## Task instructions
Scan the entries below for the word "this". Copy each line that has it.

----------

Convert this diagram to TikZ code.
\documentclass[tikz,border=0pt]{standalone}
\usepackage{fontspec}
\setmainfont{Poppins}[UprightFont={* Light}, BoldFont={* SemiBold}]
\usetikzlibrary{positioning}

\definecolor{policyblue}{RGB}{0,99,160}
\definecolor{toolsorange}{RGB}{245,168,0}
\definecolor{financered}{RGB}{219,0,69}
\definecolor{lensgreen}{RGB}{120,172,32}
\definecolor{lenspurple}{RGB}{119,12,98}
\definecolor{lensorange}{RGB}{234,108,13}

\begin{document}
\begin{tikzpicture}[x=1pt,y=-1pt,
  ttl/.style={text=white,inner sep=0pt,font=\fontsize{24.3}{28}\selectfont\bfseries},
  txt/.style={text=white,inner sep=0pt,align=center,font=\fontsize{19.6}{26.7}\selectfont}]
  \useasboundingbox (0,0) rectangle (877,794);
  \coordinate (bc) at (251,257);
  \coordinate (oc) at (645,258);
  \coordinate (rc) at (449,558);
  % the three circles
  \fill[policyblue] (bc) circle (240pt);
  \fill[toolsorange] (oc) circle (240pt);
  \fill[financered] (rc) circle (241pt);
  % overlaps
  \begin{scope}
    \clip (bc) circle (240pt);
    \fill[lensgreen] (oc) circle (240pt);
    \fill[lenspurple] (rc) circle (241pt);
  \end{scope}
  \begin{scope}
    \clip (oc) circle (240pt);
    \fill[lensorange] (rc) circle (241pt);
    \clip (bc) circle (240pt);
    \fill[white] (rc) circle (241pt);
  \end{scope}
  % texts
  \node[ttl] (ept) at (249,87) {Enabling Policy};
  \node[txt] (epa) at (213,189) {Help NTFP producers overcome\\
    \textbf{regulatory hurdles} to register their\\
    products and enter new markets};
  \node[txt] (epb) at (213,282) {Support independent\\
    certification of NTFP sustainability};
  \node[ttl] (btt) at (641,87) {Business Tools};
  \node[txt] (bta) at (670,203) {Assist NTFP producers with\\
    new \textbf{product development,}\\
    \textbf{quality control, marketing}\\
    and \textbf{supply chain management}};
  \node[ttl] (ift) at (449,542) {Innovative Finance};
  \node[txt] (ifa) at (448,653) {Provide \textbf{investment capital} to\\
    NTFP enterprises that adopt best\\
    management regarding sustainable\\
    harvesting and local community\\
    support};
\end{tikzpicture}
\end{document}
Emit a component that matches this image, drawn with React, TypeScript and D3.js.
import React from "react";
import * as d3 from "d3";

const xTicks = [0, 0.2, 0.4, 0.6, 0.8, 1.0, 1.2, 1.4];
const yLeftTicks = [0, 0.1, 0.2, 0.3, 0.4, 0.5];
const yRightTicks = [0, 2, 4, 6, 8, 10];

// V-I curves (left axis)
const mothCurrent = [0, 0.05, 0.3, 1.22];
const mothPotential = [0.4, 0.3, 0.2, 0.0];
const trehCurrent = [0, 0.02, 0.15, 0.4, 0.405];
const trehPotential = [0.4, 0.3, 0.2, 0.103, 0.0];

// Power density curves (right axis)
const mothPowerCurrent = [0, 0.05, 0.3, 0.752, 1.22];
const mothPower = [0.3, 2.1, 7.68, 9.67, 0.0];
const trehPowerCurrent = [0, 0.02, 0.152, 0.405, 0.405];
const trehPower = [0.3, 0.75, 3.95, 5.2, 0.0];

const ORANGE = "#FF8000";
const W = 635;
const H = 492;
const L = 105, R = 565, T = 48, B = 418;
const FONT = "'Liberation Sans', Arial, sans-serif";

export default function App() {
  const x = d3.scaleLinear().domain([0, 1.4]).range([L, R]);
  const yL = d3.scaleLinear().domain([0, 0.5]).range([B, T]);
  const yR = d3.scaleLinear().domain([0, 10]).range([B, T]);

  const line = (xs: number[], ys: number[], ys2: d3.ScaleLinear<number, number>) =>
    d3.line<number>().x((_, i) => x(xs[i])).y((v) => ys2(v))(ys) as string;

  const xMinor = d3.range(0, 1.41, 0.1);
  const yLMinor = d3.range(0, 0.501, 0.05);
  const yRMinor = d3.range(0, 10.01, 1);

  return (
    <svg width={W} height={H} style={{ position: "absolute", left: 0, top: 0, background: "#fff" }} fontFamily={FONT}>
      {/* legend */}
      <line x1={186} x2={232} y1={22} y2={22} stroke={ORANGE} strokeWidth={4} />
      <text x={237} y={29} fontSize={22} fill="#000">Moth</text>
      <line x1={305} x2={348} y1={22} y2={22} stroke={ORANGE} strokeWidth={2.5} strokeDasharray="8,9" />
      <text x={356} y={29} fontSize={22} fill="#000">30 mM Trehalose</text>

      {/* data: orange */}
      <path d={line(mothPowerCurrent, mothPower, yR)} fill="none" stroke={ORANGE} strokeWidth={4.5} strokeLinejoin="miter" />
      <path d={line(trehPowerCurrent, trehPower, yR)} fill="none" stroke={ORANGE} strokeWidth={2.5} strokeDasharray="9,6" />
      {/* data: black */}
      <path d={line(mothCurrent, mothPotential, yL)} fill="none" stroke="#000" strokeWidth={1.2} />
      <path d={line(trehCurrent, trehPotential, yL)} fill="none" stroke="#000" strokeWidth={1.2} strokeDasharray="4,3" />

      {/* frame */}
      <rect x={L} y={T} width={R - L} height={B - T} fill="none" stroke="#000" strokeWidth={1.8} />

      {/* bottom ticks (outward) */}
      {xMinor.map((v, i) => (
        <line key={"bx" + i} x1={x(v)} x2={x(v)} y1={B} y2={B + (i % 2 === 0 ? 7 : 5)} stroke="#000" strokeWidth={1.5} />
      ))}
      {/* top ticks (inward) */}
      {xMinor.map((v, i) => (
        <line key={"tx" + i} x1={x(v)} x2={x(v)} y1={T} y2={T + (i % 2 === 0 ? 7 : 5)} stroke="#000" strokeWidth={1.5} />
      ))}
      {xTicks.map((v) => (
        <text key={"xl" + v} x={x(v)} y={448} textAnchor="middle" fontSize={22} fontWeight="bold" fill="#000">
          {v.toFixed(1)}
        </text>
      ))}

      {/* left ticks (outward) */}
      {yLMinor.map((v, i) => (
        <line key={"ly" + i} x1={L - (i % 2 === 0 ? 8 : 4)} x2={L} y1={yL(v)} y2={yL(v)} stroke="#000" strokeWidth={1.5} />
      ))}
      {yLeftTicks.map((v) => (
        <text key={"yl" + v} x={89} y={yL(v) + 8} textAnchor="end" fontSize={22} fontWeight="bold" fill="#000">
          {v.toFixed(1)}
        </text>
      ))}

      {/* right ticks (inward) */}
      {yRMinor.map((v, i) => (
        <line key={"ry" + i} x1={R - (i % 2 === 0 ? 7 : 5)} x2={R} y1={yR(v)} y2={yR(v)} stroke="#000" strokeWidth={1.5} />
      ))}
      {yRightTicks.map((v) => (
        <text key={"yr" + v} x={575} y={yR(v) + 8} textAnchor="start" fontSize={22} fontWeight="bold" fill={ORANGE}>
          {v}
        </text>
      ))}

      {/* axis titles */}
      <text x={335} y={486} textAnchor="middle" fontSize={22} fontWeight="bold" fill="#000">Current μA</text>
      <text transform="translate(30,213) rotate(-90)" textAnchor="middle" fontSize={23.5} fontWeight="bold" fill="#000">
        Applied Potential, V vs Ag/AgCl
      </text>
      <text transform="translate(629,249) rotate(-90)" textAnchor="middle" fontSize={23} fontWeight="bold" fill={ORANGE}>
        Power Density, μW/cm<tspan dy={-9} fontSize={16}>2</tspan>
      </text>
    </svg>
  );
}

----------

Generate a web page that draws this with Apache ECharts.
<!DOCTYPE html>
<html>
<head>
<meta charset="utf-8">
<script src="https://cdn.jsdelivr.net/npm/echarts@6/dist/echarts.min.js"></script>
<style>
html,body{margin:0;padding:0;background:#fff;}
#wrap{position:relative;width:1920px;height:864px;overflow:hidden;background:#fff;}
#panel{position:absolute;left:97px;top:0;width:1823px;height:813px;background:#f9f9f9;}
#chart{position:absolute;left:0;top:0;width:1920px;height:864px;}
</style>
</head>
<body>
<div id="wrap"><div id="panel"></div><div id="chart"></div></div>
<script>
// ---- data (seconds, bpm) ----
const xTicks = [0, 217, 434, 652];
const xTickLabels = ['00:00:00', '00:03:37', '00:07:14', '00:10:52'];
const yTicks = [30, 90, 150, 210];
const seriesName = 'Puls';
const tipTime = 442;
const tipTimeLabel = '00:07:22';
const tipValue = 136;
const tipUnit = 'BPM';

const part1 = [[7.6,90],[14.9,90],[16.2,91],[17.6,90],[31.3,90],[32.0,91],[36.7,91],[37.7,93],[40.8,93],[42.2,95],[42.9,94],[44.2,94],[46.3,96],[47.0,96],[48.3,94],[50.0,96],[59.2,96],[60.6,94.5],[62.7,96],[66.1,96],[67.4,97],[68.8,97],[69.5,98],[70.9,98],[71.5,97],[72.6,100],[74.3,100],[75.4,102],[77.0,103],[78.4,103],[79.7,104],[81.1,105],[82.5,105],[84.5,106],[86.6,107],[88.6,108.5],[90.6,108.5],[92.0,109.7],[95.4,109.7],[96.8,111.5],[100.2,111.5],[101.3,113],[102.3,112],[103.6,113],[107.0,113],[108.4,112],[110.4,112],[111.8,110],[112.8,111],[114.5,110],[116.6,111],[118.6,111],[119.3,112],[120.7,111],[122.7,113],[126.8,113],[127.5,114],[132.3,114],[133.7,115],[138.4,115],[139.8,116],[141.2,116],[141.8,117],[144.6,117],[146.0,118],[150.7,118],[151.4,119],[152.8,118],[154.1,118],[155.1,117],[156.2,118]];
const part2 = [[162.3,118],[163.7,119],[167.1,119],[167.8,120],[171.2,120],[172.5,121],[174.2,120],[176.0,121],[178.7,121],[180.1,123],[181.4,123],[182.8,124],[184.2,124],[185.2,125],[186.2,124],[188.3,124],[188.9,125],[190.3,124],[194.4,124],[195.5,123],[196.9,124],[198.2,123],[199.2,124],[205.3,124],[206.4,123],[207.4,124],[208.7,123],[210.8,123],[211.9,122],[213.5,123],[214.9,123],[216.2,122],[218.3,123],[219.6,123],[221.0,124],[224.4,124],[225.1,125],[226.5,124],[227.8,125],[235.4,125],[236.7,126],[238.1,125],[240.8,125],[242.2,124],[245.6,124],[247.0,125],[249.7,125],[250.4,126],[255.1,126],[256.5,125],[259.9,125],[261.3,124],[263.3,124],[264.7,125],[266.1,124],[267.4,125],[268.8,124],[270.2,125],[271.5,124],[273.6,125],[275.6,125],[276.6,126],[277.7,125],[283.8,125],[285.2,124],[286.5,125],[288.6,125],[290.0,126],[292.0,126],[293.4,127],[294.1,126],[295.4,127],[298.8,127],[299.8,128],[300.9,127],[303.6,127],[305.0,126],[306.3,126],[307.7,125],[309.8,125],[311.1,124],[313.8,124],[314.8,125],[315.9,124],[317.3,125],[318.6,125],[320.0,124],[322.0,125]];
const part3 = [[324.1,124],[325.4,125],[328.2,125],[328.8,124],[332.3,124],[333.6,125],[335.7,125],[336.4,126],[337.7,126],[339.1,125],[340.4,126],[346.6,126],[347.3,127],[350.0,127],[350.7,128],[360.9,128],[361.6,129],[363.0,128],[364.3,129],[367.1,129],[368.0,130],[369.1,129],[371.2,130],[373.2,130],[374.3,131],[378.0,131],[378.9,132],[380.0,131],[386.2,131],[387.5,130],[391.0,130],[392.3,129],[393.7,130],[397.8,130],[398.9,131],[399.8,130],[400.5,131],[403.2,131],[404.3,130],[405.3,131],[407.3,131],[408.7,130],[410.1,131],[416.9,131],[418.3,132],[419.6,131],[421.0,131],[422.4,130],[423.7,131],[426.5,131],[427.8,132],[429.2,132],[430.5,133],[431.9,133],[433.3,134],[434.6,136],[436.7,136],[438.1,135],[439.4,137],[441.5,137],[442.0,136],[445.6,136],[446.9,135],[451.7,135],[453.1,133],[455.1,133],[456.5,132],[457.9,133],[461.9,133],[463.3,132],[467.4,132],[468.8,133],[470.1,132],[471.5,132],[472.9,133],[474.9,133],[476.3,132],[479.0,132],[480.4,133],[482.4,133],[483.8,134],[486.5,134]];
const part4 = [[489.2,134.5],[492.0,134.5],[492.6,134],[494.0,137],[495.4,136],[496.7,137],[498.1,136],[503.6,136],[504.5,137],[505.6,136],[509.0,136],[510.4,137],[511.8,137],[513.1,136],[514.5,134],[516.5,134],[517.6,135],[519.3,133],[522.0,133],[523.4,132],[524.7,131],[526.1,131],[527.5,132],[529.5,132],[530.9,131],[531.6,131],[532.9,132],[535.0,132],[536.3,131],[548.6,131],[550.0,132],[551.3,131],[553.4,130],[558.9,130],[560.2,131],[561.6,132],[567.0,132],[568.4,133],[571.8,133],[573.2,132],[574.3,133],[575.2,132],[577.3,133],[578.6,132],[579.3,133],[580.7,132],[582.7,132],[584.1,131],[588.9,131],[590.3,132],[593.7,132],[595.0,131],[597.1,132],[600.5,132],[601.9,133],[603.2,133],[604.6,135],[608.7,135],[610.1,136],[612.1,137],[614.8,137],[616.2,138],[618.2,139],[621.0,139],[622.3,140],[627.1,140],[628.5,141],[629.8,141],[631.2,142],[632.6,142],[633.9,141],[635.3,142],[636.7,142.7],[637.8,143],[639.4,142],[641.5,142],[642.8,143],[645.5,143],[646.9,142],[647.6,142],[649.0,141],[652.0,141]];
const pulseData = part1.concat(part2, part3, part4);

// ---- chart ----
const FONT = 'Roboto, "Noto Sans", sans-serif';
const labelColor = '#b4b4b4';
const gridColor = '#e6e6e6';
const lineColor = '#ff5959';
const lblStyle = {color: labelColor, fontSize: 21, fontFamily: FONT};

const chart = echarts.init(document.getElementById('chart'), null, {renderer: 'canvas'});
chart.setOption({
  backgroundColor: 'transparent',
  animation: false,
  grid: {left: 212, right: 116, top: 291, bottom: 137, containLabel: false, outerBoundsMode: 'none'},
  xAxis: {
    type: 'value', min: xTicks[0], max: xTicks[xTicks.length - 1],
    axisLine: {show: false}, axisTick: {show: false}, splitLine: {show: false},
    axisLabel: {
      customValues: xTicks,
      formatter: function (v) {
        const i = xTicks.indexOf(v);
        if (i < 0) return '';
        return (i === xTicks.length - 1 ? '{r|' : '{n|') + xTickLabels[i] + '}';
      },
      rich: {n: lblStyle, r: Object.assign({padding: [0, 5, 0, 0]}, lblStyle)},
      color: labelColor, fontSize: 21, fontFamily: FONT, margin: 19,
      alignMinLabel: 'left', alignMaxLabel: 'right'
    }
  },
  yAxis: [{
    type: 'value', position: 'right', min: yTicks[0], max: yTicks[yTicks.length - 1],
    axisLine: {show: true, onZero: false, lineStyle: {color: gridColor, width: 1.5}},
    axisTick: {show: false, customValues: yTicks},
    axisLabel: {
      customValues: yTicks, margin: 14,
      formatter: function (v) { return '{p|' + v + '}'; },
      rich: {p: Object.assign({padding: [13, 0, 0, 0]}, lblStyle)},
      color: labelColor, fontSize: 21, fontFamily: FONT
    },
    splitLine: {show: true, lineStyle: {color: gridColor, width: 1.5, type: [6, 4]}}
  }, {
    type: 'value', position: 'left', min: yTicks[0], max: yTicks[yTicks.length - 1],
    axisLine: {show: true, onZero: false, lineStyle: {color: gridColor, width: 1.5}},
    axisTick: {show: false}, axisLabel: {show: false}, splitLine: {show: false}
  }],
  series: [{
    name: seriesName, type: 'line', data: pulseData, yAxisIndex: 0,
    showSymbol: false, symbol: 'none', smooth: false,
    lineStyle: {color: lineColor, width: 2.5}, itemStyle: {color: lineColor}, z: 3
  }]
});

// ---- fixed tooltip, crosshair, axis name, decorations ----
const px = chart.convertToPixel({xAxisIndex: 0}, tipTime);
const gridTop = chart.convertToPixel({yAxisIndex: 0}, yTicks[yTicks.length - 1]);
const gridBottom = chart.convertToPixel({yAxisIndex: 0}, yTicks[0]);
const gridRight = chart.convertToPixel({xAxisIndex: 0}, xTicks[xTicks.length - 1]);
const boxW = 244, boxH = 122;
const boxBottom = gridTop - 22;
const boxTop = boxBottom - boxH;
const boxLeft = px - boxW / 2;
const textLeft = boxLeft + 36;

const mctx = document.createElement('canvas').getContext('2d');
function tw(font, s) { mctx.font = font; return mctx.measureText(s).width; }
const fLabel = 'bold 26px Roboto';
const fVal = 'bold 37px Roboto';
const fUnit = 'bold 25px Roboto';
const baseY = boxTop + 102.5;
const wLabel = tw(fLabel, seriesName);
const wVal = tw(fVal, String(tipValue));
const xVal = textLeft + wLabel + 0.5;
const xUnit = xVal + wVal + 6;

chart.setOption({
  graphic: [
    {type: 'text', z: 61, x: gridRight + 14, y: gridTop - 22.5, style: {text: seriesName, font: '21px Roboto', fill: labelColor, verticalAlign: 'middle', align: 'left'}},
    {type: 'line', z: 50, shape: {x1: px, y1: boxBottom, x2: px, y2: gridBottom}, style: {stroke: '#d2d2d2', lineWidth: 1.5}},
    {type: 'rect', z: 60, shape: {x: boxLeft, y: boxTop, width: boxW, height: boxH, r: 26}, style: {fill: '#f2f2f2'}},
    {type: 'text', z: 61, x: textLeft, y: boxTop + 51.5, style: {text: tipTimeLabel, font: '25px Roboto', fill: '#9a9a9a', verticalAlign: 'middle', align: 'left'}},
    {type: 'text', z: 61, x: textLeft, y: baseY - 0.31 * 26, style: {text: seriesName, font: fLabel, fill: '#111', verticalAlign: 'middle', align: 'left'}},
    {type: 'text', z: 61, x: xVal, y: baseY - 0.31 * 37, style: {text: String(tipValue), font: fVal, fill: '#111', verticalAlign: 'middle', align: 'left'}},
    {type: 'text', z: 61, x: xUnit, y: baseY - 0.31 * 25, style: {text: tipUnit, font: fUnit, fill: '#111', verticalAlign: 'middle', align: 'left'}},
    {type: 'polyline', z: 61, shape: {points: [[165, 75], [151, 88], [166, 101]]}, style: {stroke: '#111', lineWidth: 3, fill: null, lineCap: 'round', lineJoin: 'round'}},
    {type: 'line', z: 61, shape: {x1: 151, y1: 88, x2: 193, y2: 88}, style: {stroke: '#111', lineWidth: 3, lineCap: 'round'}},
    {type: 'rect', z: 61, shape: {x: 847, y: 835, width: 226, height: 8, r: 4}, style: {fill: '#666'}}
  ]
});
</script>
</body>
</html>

----------

## Written response
Convert this diagram to TikZ code.
Emit a component that matches this image, drawn with React, TypeScript and D3.js.
Generate a web page that draws this with Apache ECharts.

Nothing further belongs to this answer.